Germany and India account for an approximate share of 6% each, but Germany’s demand is slightly more than that of India, according to Kline’s report, “Lubricants for Wind Turbines: Global Market Analysis and Opportunities.”
The report says the overall demand for lubricants used in the wind energy industry will increase from 37,600 metric tons in 2015 to 53,700 metric tons by 2020 – reflecting a compound annual growth rate of 7.4%.
According to Kline, lubricant demand growth will be influenced primarily by three factors: growth in wind energy capacity, the penetration of direct-drive machines and drain interval extensions. The main lubricants used in a wind turbine include gear oils, greases and hydraulic fluids.
Sushmita Dutta, a project lead in Kline’s energy practice, said the “increased usage of synthetic lubricants” can be attributed to the “need to reduce gearbox failures and increase reliability under extreme operating conditions while extending drain intervals.”
“The use of biodegradable fluids is practically nonexistent,” Dutta explained. “The service conditions in a wind turbine are too severe, and biodegradable oils tend to break down to release acids, which attack the bearings and other copper parts. In the future, biodegradable oils may carve out a niche in the offshore market if their service life could be increased.”
The report notes that global lubricant demand in the wind energy industry has positively correlated to the growth in the total installed wind energy capacity. Lubricant demand growth has slightly trailed the increase for wind energy installed capacity. According to Kline, there are several reasons for this, including the penetration of direct-drive turbines – which dampens the demand for lubricants, as does the extension of drain intervals.
Kline says drain intervals will slowly increase from three years in 2015 to five to six years by 2020 for onshore installations and five years in 2015 to six to seven years in 2020 for offshore installations.

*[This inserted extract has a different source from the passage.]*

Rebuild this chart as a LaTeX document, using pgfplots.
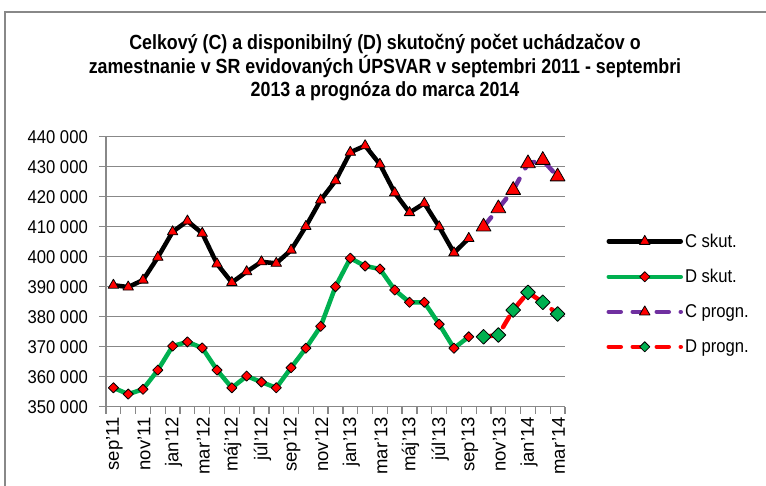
\documentclass[border=0pt]{standalone}
\usepackage{pgfplots}
\pgfplotsset{compat=1.18}
\usepackage{fontspec}
\setmainfont{Liberation Sans}[FakeStretch=0.9]
\newfontfamily\xlabfont{Liberation Sans}
\newfontfamily\titlefont{Liberation Sans}[FakeStretch=0.87]
\definecolor{gridgray}{HTML}{888888}
\definecolor{xlgreen}{HTML}{00B050}
\definecolor{xlpurple}{HTML}{7030A0}

\pgfplotstableread{
i v
0 390500
1 389900
2 392200
3 399800
4 408300
5 411900
6 407800
7 397600
8 391400
9 395000
10 398300
11 397800
12 402200
13 410100
14 418900
15 425300
16 434800
17 437000
18 430800
19 421300
20 414700
21 417800
22 410000
23 401300
24 406100
}\cskut
\pgfplotstableread{
i v
0 356300
1 354200
2 355800
3 362200
4 370200
5 371600
6 369600
7 362200
8 356300
9 360200
10 358200
11 356300
12 363000
13 369500
14 376800
15 390000
16 399500
17 396900
18 395900
19 388900
20 384800
21 384800
22 377500
23 369500
24 373300
}\dskut
\pgfplotstableread{
i v
25 410000
26 416100
27 422200
28 431100
29 432200
30 426700
}\cprogn
\pgfplotstableread{
i v
25 373300
26 373900
27 382200
28 388100
29 384800
30 380900
}\dprogn

\begin{document}
\begin{tikzpicture}
\path[use as bounding box] (0bp,0bp) rectangle (766bp,486bp);
\draw[gridgray, line width=1.5bp] (5bp,-20bp) -- (5bp,474bp) -- (800bp,474bp);
\node[align=center, font=\titlefont\bfseries\fontsize{20.5bp}{23.5bp}\selectfont] at (385bp,418bp)
 {Celkový (C) a disponibilný (D) skutočný počet uchádzačov o\\
  zamestnanie v SR evidovaných ÚPSVAR v septembri 2011 - septembri\\
  2013 a prognóza do marca 2014};
\begin{axis}[
  at={(106bp,79.3bp)}, anchor=south west,
  scale only axis, width=459bp, height=270bp,
  xmin=-0.5, xmax=30.5, ymin=350000, ymax=440000,
  clip=false,
  axis x line*=bottom, axis y line*=left,
  axis line style={gridgray, line width=1.3bp, -},
  tick style={gridgray, line width=1.3bp},
  tick align=outside, major tick length=7bp,
  ymajorgrids, major grid style={gridgray, line width=1.3bp},
  ytick={350000,360000,...,440000},
  yticklabels={350 000,360 000,370 000,380 000,390 000,400 000,410 000,420 000,430 000,440 000},
  scaled y ticks=false,
  yticklabel style={font=\fontsize{18.5bp}{20bp}\selectfont, inner sep=0pt, anchor=east, xshift=-11bp},
  xtick={-0.5,0.5,...,30.5}, xticklabels={},
  extra x ticks={0,2,...,30},
  extra x tick labels={sep’11,nov’11,jan’12,mar’12,máj’12,júl’12,sep’12,nov’12,jan’13,mar’13,máj’13,júl’13,sep’13,nov’13,jan’14,mar’14},
  extra x tick style={tick style={draw=none}, grid=none,
     xticklabel style={font=\xlabfont\fontsize{18.5bp}{20bp}\selectfont, rotate=90, anchor=east, yshift=-1bp}},
  legend style={at={(1.09,0.648)}, anchor=north west, draw=none, fill=none,
     font=\fontsize{18.5bp}{20bp}\selectfont, row sep=16.5bp, inner sep=0pt},
  legend cell align=left,
  legend image code/.code={
    \draw[mark repeat=2, mark phase=2, #1] plot coordinates {(0bp,0bp) (36bp,0bp) (72bp,0bp)};
  },
  every axis plot/.append style={line join=round},
]
\addplot[black, line width=4.5bp, mark=triangle*, mark size=6bp,
   mark options={fill=red, draw=black, line width=0.8bp, solid}, forget plot] table[x=i,y=v] {\cskut};
\addplot[xlgreen, line width=4.5bp, mark=square*, mark size=3.6bp,
   mark options={rotate=45, fill=red, draw=black, line width=0.8bp, solid}, forget plot] table[x=i,y=v] {\dskut};
\addplot[xlpurple, line width=4.5bp, line cap=round, dash pattern=on 12bp off 12bp, mark=triangle*, mark size=8.5bp,
   mark options={fill=red, draw=black, line width=0.8bp, solid}, forget plot] table[x=i,y=v] {\cprogn};
\addplot[red, line width=4.5bp, line cap=round, dash pattern=on 12bp off 12bp, mark=square*, mark size=5.2bp,
   mark options={rotate=45, fill=xlgreen, draw=black, line width=0.8bp, solid}, forget plot] table[x=i,y=v] {\dprogn};

\addlegendimage{black, line width=4.5bp, line cap=round, mark=triangle*, mark size=6bp,
   mark options={fill=red, draw=black, line width=0.8bp, solid}}
\addlegendentry{C skut.\vphantom{Cpg}}
\addlegendimage{xlgreen, line width=4.5bp, line cap=round, mark=square*, mark size=3.6bp,
   mark options={rotate=45, fill=red, draw=black, line width=0.8bp, solid}}
\addlegendentry{D skut.\vphantom{Cpg}}
\addlegendimage{xlpurple, line width=4.5bp, line cap=round, dash pattern=on 12bp off 12bp, mark=triangle*, mark size=6bp,
   mark options={fill=red, draw=black, line width=0.8bp, solid}}
\addlegendentry{C progn.\vphantom{Cpg}}
\addlegendimage{red, line width=4.5bp, line cap=round, dash pattern=on 12bp off 12bp, mark=square*, mark size=3.6bp,
   mark options={rotate=45, fill=xlgreen, draw=black, line width=0.8bp, solid}}
\addlegendentry{D progn.\vphantom{Cpg}}
\end{axis}
\end{tikzpicture}
\end{document}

As wind turbine capacity has increased, especially beyond 3 MW, the amount of lubricant consumed per MW is also reduced, according to the report.

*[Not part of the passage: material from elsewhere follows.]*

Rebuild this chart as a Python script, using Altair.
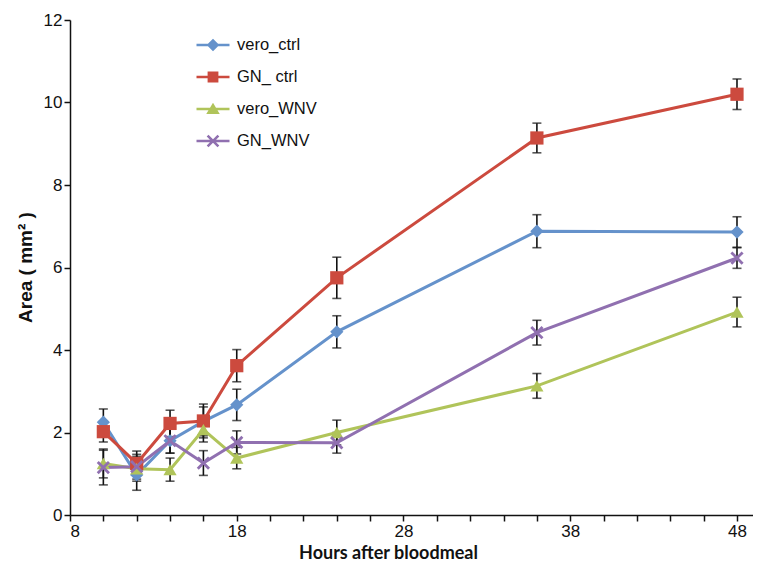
import altair as alt
import pandas as pd

hours = [10, 12, 14, 16, 18, 24, 36, 48]
series_names = ["vero_ctrl", "GN_ ctrl", "vero_WNV", "GN_WNV"]
colors = ["#6592CB", "#CC4A3E", "#B0C45A", "#9070B0"]

vero_ctrl = [2.25, 0.97, 1.80, 2.27, 2.67, 4.44, 6.88, 6.86]
vero_ctrl_err = [0.32, 0.37, 0.30, 0.35, 0.38, 0.39, 0.40, 0.37]
gn_ctrl = [2.02, 1.25, 2.22, 2.28, 3.62, 5.75, 9.14, 10.20]
gn_ctrl_err = [0.25, 0.30, 0.32, 0.41, 0.39, 0.50, 0.36, 0.37]
vero_wnv = [1.25, 1.12, 1.10, 2.07, 1.38, 2.00, 3.13, 4.92]
vero_wnv_err = [0.35, 0.30, 0.28, 0.30, 0.26, 0.30, 0.30, 0.36]
gn_wnv = [1.15, 1.17, 1.80, 1.26, 1.76, 1.75, 4.42, 6.23]
gn_wnv_err = [0.42, 0.30, 0.30, 0.30, 0.28, 0.25, 0.30, 0.25]

x_tick_values = list(range(8, 50, 2))
y_tick_values = [0, 2, 4, 6, 8, 10, 12]

X_PATH = ("M-1,-0.7L-0.7,-1L0,-0.3L0.7,-1L1,-0.7L0.3,0L1,0.7L0.7,1L0,0.3"
          "L-0.7,1L-1,0.7L-0.3,0Z")
plot_shapes = ["diamond", "square", "triangle-up", X_PATH]

LINE = "M-1.1,-0.08H1.1V0.08H-1.1Z"
legend_shapes = [
    LINE + "M0,-0.42L0.42,0L0,0.42L-0.42,0Z",
    LINE + "M-0.36,-0.36H0.36V0.36H-0.36Z",
    LINE + "M0,-0.42L0.45,0.34H-0.45Z",
    LINE + "M-0.42,-0.3L-0.3,-0.42L0,-0.12L0.3,-0.42L0.42,-0.3L0.12,0L0.42,0.3"
           "L0.3,0.42L0,0.12L-0.3,0.42L-0.42,0.3L-0.12,0Z",
]

rows = []
for name, vals, errs in zip(series_names,
                            [vero_ctrl, gn_ctrl, vero_wnv, gn_wnv],
                            [vero_ctrl_err, gn_ctrl_err, vero_wnv_err, gn_wnv_err]):
    for h, v, e in zip(hours, vals, errs):
        rows.append({"series": name, "hour": h, "area": v, "lo": v - e, "hi": v + e})
df = pd.DataFrame(rows)

x_enc = alt.X(
    "hour:Q",
    scale=alt.Scale(domain=[8, 48.96], nice=False, zero=False),
    axis=alt.Axis(
        values=x_tick_values,
        labelExpr="(datum.value - 8) % 10 == 0 ? datum.label : ''",
        title="Hours after bloodmeal",
        titleFont="Lato",
        titleFontSize=18,
        titleFontWeight="bold",
        titleX=318,
        titleY=47,
        titleBaseline="bottom",
        labelPadding=2,
    ),
)
y_scale = alt.Scale(domain=[0, 12], nice=False)
y_enc = alt.Y(
    "area:Q",
    scale=y_scale,
    axis=alt.Axis(
        values=y_tick_values,
        title="Area ( mm² )",
        titleFont="Liberation Sans",
        titleFontSize=19,
        titleFontWeight="bold",
        titleX=-45,
        titleY=247,
        titleAngle=-90,
        titleAlign="center",
        titleBaseline="middle",
    ),
)

color_scale = alt.Scale(domain=series_names, range=colors)

base = alt.Chart(df)

err_rule = base.mark_rule(color="#111111", strokeWidth=1.6).encode(
    x=x_enc, y=alt.Y("lo:Q", scale=y_scale), y2="hi:Q"
)
err_caps = base.transform_fold(["lo", "hi"], as_=["end", "val"]).mark_tick(
    color="#111111", orient="horizontal", size=9, thickness=1.6
).encode(x=x_enc, y=alt.Y("val:Q", scale=y_scale))

lines = base.mark_line(strokeWidth=3).encode(
    x=x_enc,
    y=y_enc,
    color=alt.Color("series:N", scale=color_scale, legend=None),
    detail="series:N",
)

points = base.mark_point(filled=True, opacity=1, size=175).encode(
    x=x_enc,
    y=y_enc,
    color=alt.Color("series:N", scale=color_scale, legend=None),
    shape=alt.Shape("series:N", scale=alt.Scale(domain=series_names, range=plot_shapes),
                    legend=None),
)

legend_props = dict(
    orient="none", legendX=128, legendY=10, title=None,
    symbolSize=900, symbolOpacity=1, symbolStrokeWidth=0,
    labelFont="Liberation Sans", labelFontSize=16.5, labelColor="#111111",
    labelOffset=9, rowPadding=8, padding=0,
)
legend_layer = base.mark_point(filled=True, opacity=0).encode(
    x=x_enc,
    y=y_enc,
    color=alt.Color("series:N", scale=color_scale, legend=alt.Legend(**legend_props)),
    shape=alt.Shape("series:N", scale=alt.Scale(domain=series_names, range=legend_shapes),
                    legend=alt.Legend(**legend_props)),
)

chart = (
    alt.layer(err_rule, err_caps, lines, points, legend_layer)
    .resolve_scale(color="independent", shape="independent")
    .properties(
        width=683,
        height=495,
        autosize=alt.AutoSizeParams(type="none"),
        padding={"left": 62, "top": 12, "right": 0, "bottom": 47},
        background="white",
    )
    .configure_view(stroke=None)
    .configure_axis(
        grid=False,
        domainColor="#111111",
        domainWidth=1.5,
        tickColor="#111111",
        tickWidth=1.5,
        tickSize=6,
        labelFont="Liberation Sans",
        labelFontSize=17,
        labelColor="#111111",
        titleColor="#111111",
    )
)

chart.save("out.html", embed_options={"renderer": "svg", "actions": False})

The firm notes that existing lubricant marketers will face the threat of new lubricant suppliers, especially in the service fill market. This threat is particularly notable in China, where there is a trend toward “buy Chinese,” says Kline.
Besides continuing to partner with original equipment manufacturers and emerging customer groups, lubricant marketers need to strengthen market-entry barriers by stressing their track record and knowledge of products and technology, says Kline.